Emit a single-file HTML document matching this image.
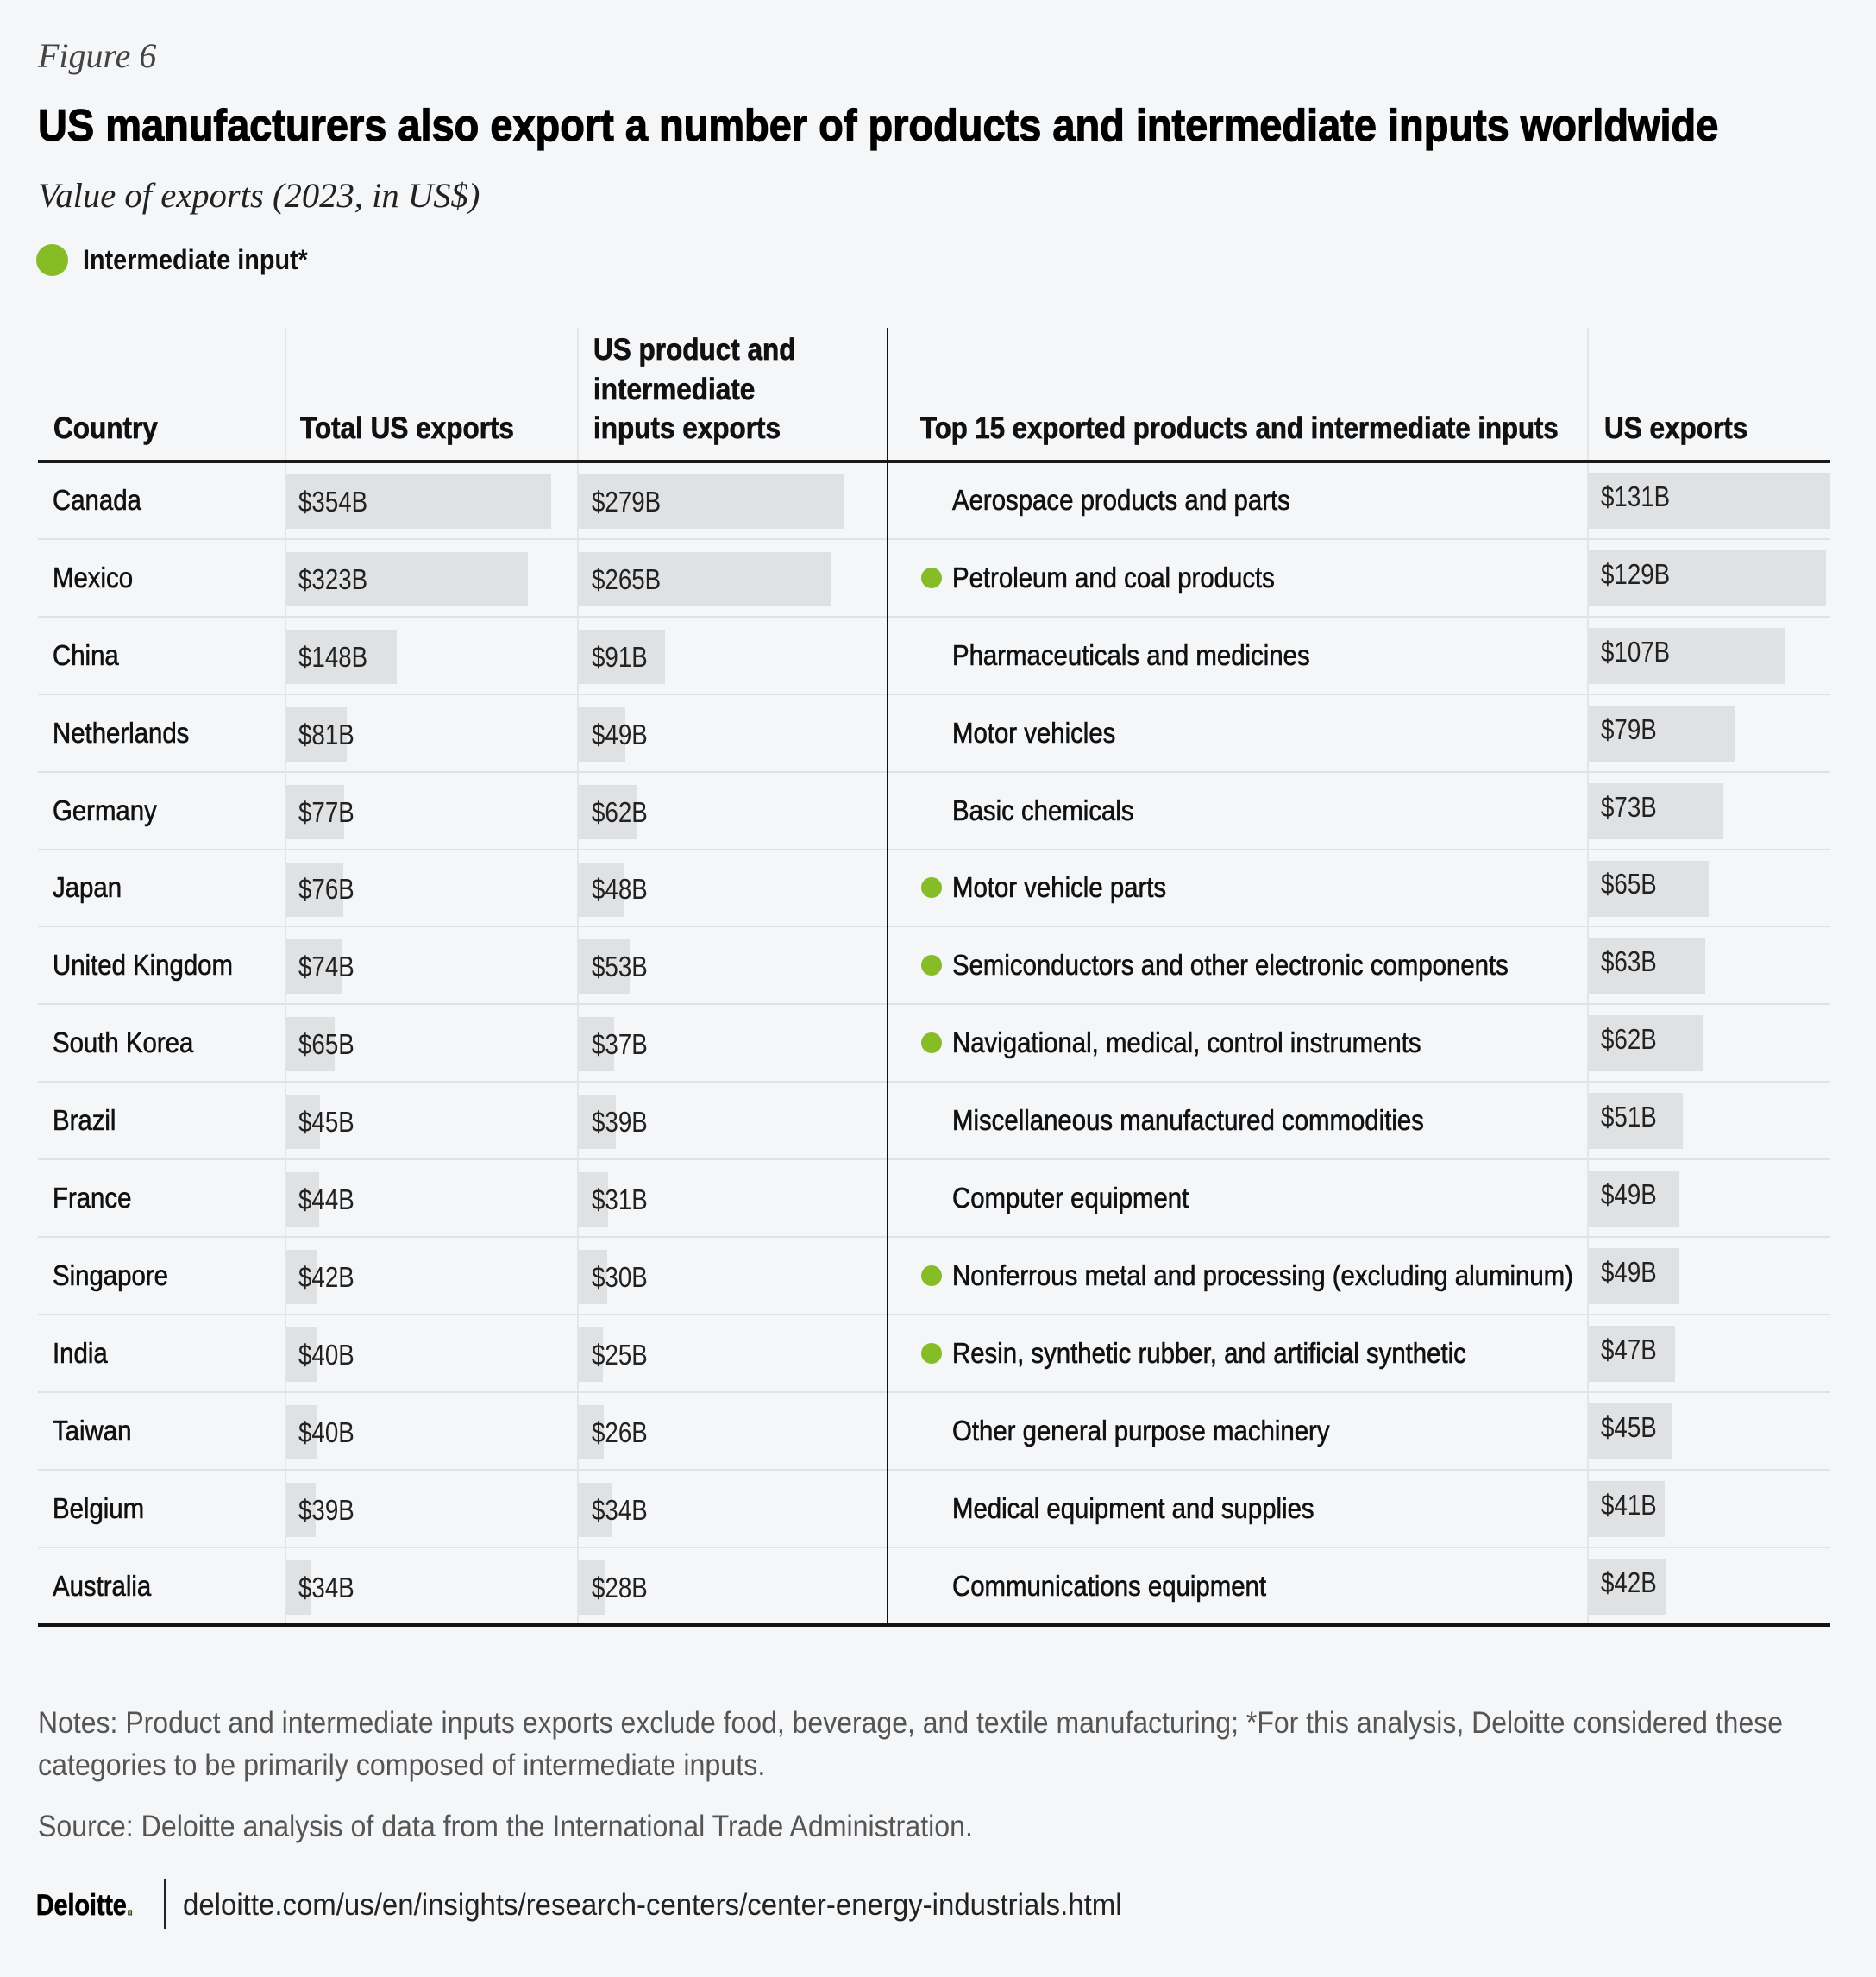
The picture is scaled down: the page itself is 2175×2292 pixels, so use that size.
<!DOCTYPE html>
<html><head><meta charset="utf-8">
<style>
html,body{margin:0;padding:0}
body{width:2175px;height:2292px;background:#f5f6f8;position:relative;overflow:hidden;font-family:"Liberation Sans",sans-serif;color:#111}
.t{position:absolute;white-space:nowrap;transform-origin:0 50%;display:block}
.c{transform:scaleX(0.84)}
.c2{transform:scaleX(0.89);-webkit-text-stroke:0.6px #111}
.c3{transform:scaleX(0.9)}
.ln{position:absolute}
.bar{position:absolute;background:#e0e1e3}
.dot{position:absolute;background:#86bc25;border-radius:50%}
</style></head>
<body>
<div class="t" style="left:44px;top:40px;font:italic 40px 'Liberation Serif',serif;color:#444;line-height:50px">Figure 6</div>
<div class="t fit" data-w="1948" style="left:44px;top:116px;font-weight:bold;font-size:52px;line-height:60px;color:#000;-webkit-text-stroke:1.2px #000">US manufacturers also export a number of products and intermediate inputs worldwide</div>
<div class="t fit" data-w="512" style="left:44px;top:202px;font:italic 40px 'Liberation Serif',serif;color:#222;line-height:50px">Value of exports (2023, in US$)</div>
<div class="dot" style="left:42px;top:283px;width:37px;height:37px"></div>
<div class="t c3" style="left:96px;top:281px;font-weight:bold;font-size:32px;line-height:40px">Intermediate input*</div>

<div id="table"></div>

<div class="t fit" data-w="2023" style="left:44px;top:1976px;font-size:35px;line-height:44px;color:#555">Notes: Product and intermediate inputs exports exclude food, beverage, and textile manufacturing; *For this analysis, Deloitte considered these</div>
<div class="t fit" data-w="843" style="left:44px;top:2025px;font-size:35px;line-height:44px;color:#555">categories to be primarily composed of intermediate inputs.</div>
<div class="t fit" data-w="1084" style="left:44px;top:2096px;font-size:35px;line-height:44px;color:#555">Source: Deloitte analysis of data from the International Trade Administration.</div>
<div class="t c" style="left:42px;top:2187px;font-weight:bold;font-size:34px;line-height:44px;color:#000;-webkit-text-stroke:0.8px #000">Deloitte<span style="color:#86bc25">.</span></div>
<div class="ln" style="left:190px;top:2178px;width:2px;height:58px;background:#222"></div>
<div class="t fit" data-w="1089" style="left:212px;top:2187px;font-size:35px;line-height:44px;color:#222">deloitte.com/us/en/insights/research-centers/center-energy-industrials.html</div>

<script>
const countries=["Canada","Mexico","China","Netherlands","Germany","Japan","United Kingdom","South Korea","Brazil","France","Singapore","India","Taiwan","Belgium","Australia"];
const totalExports=[354,323,148,81,77,76,74,65,45,44,42,40,40,39,34];
const productExports=[279,265,91,49,62,48,53,37,39,31,30,25,26,34,28];
const products=["Aerospace products and parts","Petroleum and coal products","Pharmaceuticals and medicines","Motor vehicles","Basic chemicals","Motor vehicle parts","Semiconductors and other electronic components","Navigational, medical, control instruments","Miscellaneous manufactured commodities","Computer equipment","Nonferrous metal and processing (excluding aluminum)","Resin, synthetic rubber, and artificial synthetic","Other general purpose machinery","Medical equipment and supplies","Communications equipment"];
const productValues=[131,129,107,79,73,65,63,62,51,49,49,47,45,41,42];
const intermediate=[false,true,false,false,false,true,true,true,false,false,true,true,false,false,false];

const T=document.getElementById('table');
const top0=535,rowH=89.9;
const sTotal=v=>v*0.867, sProd=v=>v*1.104, sTop=v=>v*2.135;
function add(tag,cls,style,text){const e=document.createElement(tag);e.className=cls;e.setAttribute('style',style);if(text!=null)e.textContent=text;T.appendChild(e);return e;}

const HS='font-weight:bold;font-size:35px;line-height:44px;-webkit-text-stroke:0.7px #111';
let h;
h=add('div','t c3','left:62px;top:475px;'+HS,'Country');


h=add('div','t c3','left:348px;top:475px;'+HS,'Total US exports');


['US product and','intermediate','inputs exports'].forEach((s,i)=>{
 const e=add('div','t c3','left:688px;top:'+(384+i*45.5)+'px;'+HS,s);
 
 
});
h=add('div','t fit','left:1067px;top:475px;'+HS,'Top 15 exported products and intermediate inputs');
h.dataset.w=740;


h=add('div','t c3','left:1860px;top:475px;'+HS,'US exports');



for(let i=1;i<15;i++){
 const e=add('div','ln','left:44px;top:'+(top0+i*rowH-1)+'px;width:2078px;height:2px;background:#e1e2e4');
 
 
}
[330,669,1840].forEach(x=>{
 const e=add('div','ln','left:'+x+'px;top:380px;width:2px;height:1504px;background:#e4e5e7');
 
 
});

countries.forEach((c,i)=>{
 const y=top0+i*rowH, cy=y+rowH/2;
 let e=add('div','bar','left:332px;top:'+(y+15)+'px;width:'+sTotal(totalExports[i])+'px;height:63px');
 
 
 e=add('div','bar','left:671px;top:'+(y+15)+'px;width:'+sProd(productExports[i])+'px;height:63px');
 
 
 e=add('div','t c2','left:61px;top:'+(cy-20)+'px;font-size:33px;line-height:40px;color:#111',c);
 
 
 e=add('div','t c','left:346px;top:'+(cy-18)+'px;font-size:33px;line-height:40px;color:#222','$'+totalExports[i]+'B');
 
 
 e=add('div','t c','left:686px;top:'+(cy-18)+'px;font-size:33px;line-height:40px;color:#222','$'+productExports[i]+'B');
 
 
});

products.forEach((p,i)=>{
 const y=top0+i*rowH, cy=y+rowH/2;
 let e=add('div','bar','left:1842px;top:'+(y+13)+'px;width:'+sTop(productValues[i])+'px;height:65px');
 
 
 if(intermediate[i]){
  e=add('div','dot','left:1068px;top:'+(cy-12)+'px;width:24px;height:24px');
  
  
 }
 e=add('div','t c2','left:1104px;top:'+(cy-20)+'px;font-size:33px;line-height:40px;color:#111',p);
 
 
 e=add('div','t c','left:1856px;top:'+(cy-24)+'px;font-size:33px;line-height:40px;color:#222','$'+productValues[i]+'B');
 
 
});

let e;
e=add('div','ln','left:1028px;top:380px;width:2px;height:1506px;background:#111');


e=add('div','ln','left:44px;top:533px;width:2078px;height:4px;background:#1a1a1a');


e=add('div','ln','left:44px;top:1882px;width:2078px;height:4px;background:#111');



document.querySelectorAll('.fit').forEach(el=>{
 const w=el.offsetWidth;const tw=+el.dataset.w;
 if(w>0)el.style.transform='scaleX('+(tw/w)+')';
});
</script>
</body></html>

━━━

*SET EXERCISE*
Out of the material above, select every line that holds the string "document".

*SOLUTION TO THIS TASK*
Emit a single-file HTML document matching this image.
const T=document.getElementById('table');
function add(tag,cls,style,text){const e=document.createElement(tag);e.className=cls;e.setAttribute('style',style);if(text!=null)e.textContent=text;T.appendChild(e);return e;}
document.querySelectorAll('.fit').forEach(el=>{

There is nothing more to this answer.